C’est donc pour promouvoir ces technologies conçues localement et accompagner les jeunes qui les inventent qu’elle a fondé Energy Generation. L’ONG réunit plusieurs partenaires qui aident au financement de ses activités : des partenaires et sponsors publics (ambassade de France au Togo, délégation de l’Union européenne, ministère de l’énergie du Togo, ministère des postes et de l’économie numérique du Togo, Banque ouest-africaine de développement, etc.) et des partenaires privés (Schneider Electric, Engie, Akon Lighting Africa, Electricité de France, Greenwish Partners, etc.). Toutefois, les frais de fonctionnement de l’ONG restent majoritairement financés sur fonds propres.
Un an de formation gratuite
Représentée aujourd’hui dans 27 pays par des ambassadeurs chargés de détecter des porteurs de projets, l’organisation s’est dotée d’un centre de formation pour accueillir les lauréats d’un prix panafricain baptisé Africa Energy Generation Prize et destiné à récompenser les projets les plus novateurs. Les lauréats gagnent la possibilité d’intégrer gratuitement le centre de formation pour un an (d’octobre à août). Ils sont réunis à Lomé. Le transport est pris en charge ainsi que leur hébergement au sein d’une résidence. Ils bénéficient en outre d’une bourse mensuelle pour couvrir les coûts de la vie et disposent d’un budget de 1 000 euros chacun afin de réaliser leur prototype. En contrepartie, les porteurs de projets s’engagent à céder 10 % du capital de la société qu’ils créeront à Energy Generation.
Les trois premiers lauréats, distingués en 2017, incarnent les ambitions de la jeune ONG : l’Ethiopien Adel Kidane pour sa batterie portative Walab alimentée par une dynamo à manivelle, le Ghanéen Prince Essel pour Ecopower, un système de production de pétrole basé sur la pyrolyse de déchets plastiques, et le Togolais Lalle Nadjagou pour HydroPower, un procédé de transformation de l’eau en hydrogène.
Encouragée par le prix Young Leader in Energy Access, qu’elle s’est vu décerner en mars 2017 par l’organisation Alliance for Rural Electrification, Astria Fataki a décidé de voir plus grand, à l’échelle du continent.
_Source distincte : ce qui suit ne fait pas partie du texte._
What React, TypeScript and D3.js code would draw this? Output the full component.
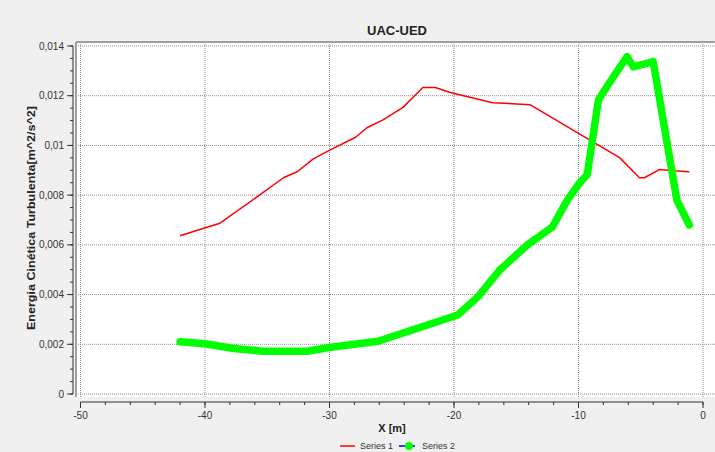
import React from "react";
import * as d3 from "d3";

const title = "UAC-UED";
const xLabel = "X [m]";
const yLabel = "Energia Cinética Turbulenta[m^2/s^2]";
const seriesNames = ["Series 1", "Series 2"];

const xTicks = [-50, -40, -30, -20, -10, 0];
const yTicks = [0, 0.002, 0.004, 0.006, 0.008, 0.01, 0.012, 0.014];

const s1X = [-42, -40.1, -38.8, -35.6, -33.7, -32.6, -31.3, -29.9, -27.9, -27, -25.7, -24.1, -22.5, -21.5, -20.3, -16.9, -13.9, -6.7, -5.1, -4.7, -3.5, -2.4, -1.1];
const s1Y = [0.00637, 0.00667, 0.00687, 0.00801, 0.0087, 0.00894, 0.00946, 0.00983, 0.01033, 0.01071, 0.01103, 0.01153, 0.01233, 0.01233, 0.01213, 0.01172, 0.01164, 0.00951, 0.0087, 0.0087, 0.00903, 0.00898, 0.00894];

const s2X = [-42, -40, -37.7, -35.3, -31.8, -29.9, -26.1, -19.7, -18.1, -16.3, -14.1, -12.1, -10.9, -9.9, -9.3, -8.4, -7.5, -6.1, -5.6, -4.0, -2.1, -1.1];
const s2Y = [0.0021, 0.00202, 0.00183, 0.00172, 0.00172, 0.00188, 0.00212, 0.00318, 0.0039, 0.005, 0.006, 0.00672, 0.0078, 0.0085, 0.00882, 0.01183, 0.01253, 0.01357, 0.01316, 0.01337, 0.0078, 0.0068];

const W = 715;
const H = 452;
const font = "'Liberation Sans', Arial, sans-serif";

export default function App() {
  const x = d3.scaleLinear().domain([-50, 0]).range([80.5, 703]);
  const y = d3.scaleLinear().domain([0, 0.014]).range([394, 46]);

  const line = d3
    .line<[number, number]>()
    .x((d) => x(d[0]))
    .y((d) => y(d[1]));

  const d1 = line(s1X.map((v, i) => [v, s1Y[i]] as [number, number])) || "";
  const d2 = line(s2X.map((v, i) => [v, s2Y[i]] as [number, number])) || "";

  const xMinor = d3.range(-50, 0.001, 2);
  const yMinor = d3.range(0, 0.01401, 0.0005);
  const fmtY = (v: number) => (v === 0 ? "0" : String(+v.toFixed(3)).replace(".", ","));

  const plotL = 76;
  const plotT = 42;
  const plotR = 715;
  const plotB = 397;

  return (
    <svg
      width={W}
      height={H}
      style={{ position: "absolute", left: 0, top: 0, display: "block" }}
      fontFamily={font}
    >
      <rect x={0} y={0} width={W} height={H} fill="#f0f0f0" />
      <rect x={plotL} y={plotT} width={plotR - plotL} height={plotB - plotT} fill="#ffffff" />
      {/* grid */}
      {xTicks.map((t) => (
        <line key={"gx" + t} x1={x(t)} x2={x(t)} y1={plotT} y2={plotB} stroke="#8c8c8c" strokeDasharray="1,1" strokeWidth={1} />
      ))}
      {yTicks.map((t) => (
        <line key={"gy" + t} x1={plotL} x2={plotR} y1={y(t)} y2={y(t)} stroke="#8c8c8c" strokeDasharray="1,1" strokeWidth={1} />
      ))}
      {/* plot border */}
      <line x1={plotL} x2={plotR} y1={plotT} y2={plotT} stroke="#a0a0a0" strokeWidth={2} />
      <line x1={plotL} x2={plotL} y1={plotT} y2={plotB} stroke="#a0a0a0" strokeWidth={2} />

      {/* series */}
      <path d={d1} fill="none" stroke="#ff0000" strokeWidth={1.5} strokeLinejoin="round" />
      <path d={d2} fill="none" stroke="#00ff00" strokeWidth={7.5} strokeLinejoin="round" strokeLinecap="round" />

      {/* y axis */}
      <line x1={73} x2={73} y1={y(0.014)} y2={y(0)} stroke="#333" strokeWidth={1} />
      {yMinor.map((t, i) => (
        <line key={"ym" + i} x1={70} x2={73} y1={y(t)} y2={y(t)} stroke="#333" />
      ))}
      {yTicks.map((t) => (
        <g key={"yt" + t}>
          <line x1={67} x2={73} y1={y(t)} y2={y(t)} stroke="#333" />
          <text x={64} y={y(t)} dy="0.35em" textAnchor="end" fontSize={10} fill="#333">
            {fmtY(t)}
          </text>
        </g>
      ))}

      {/* x axis */}
      <line x1={x(-50)} x2={x(0)} y1={402} y2={402} stroke="#333" strokeWidth={1} />
      {xMinor.map((t, i) => (
        <line key={"xm" + i} x1={x(t)} x2={x(t)} y1={402} y2={405} stroke="#333" />
      ))}
      {xTicks.map((t) => (
        <g key={"xt" + t}>
          <line x1={x(t)} x2={x(t)} y1={402} y2={408} stroke="#333" />
          <text x={x(t)} y={415} dy="0.35em" textAnchor="middle" fontSize={10} fill="#333">
            {String(t)}
          </text>
        </g>
      ))}

      {/* titles */}
      <text x={397} y={30} dy="0.35em" textAnchor="middle" fontSize={13} fontWeight="bold" fill="#222">
        {title}
      </text>
      <text x={392} y={428} dy="0.35em" textAnchor="middle" fontSize={11} fontWeight="bold" fill="#222">
        {xLabel}
      </text>
      <text
        transform={`translate(31,218) rotate(-90)`}
        textAnchor="middle"
        dy="0.35em"
        fontSize={11}
        fontWeight="bold"
        fill="#222"
        textLength={224}
        lengthAdjust="spacingAndGlyphs"
      >
        {yLabel}
      </text>

      {/* legend */}
      <line x1={340} x2={355} y1={446} y2={446} stroke="#ff0000" strokeWidth={1.5} />
      <text x={360} y={446} dy="0.35em" fontSize={9} fill="#333">
        {seriesNames[0]}
      </text>
      <line x1={399} x2={415} y1={446} y2={446} stroke="#0000ff" strokeWidth={1.5} />
      <circle cx={409} cy={446} r={4} fill="#00ff00" />
      <text x={422} y={446} dy="0.35em" fontSize={9} fill="#333">
        {seriesNames[1]}
      </text>
    </svg>
  );
}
Energy Generation compte ouvrir en 2018 deux nouveaux bureaux au Ghana et au Nigeria, suivi d’un troisième en Côte d’Ivoire en 2019. Et « au-delà de cette expansion géographique, explique sa présidente, l’ONG va ouvrir ses compétences et son centre de formation à deux autres secteurs clés du développement : l’éducation et la santé ».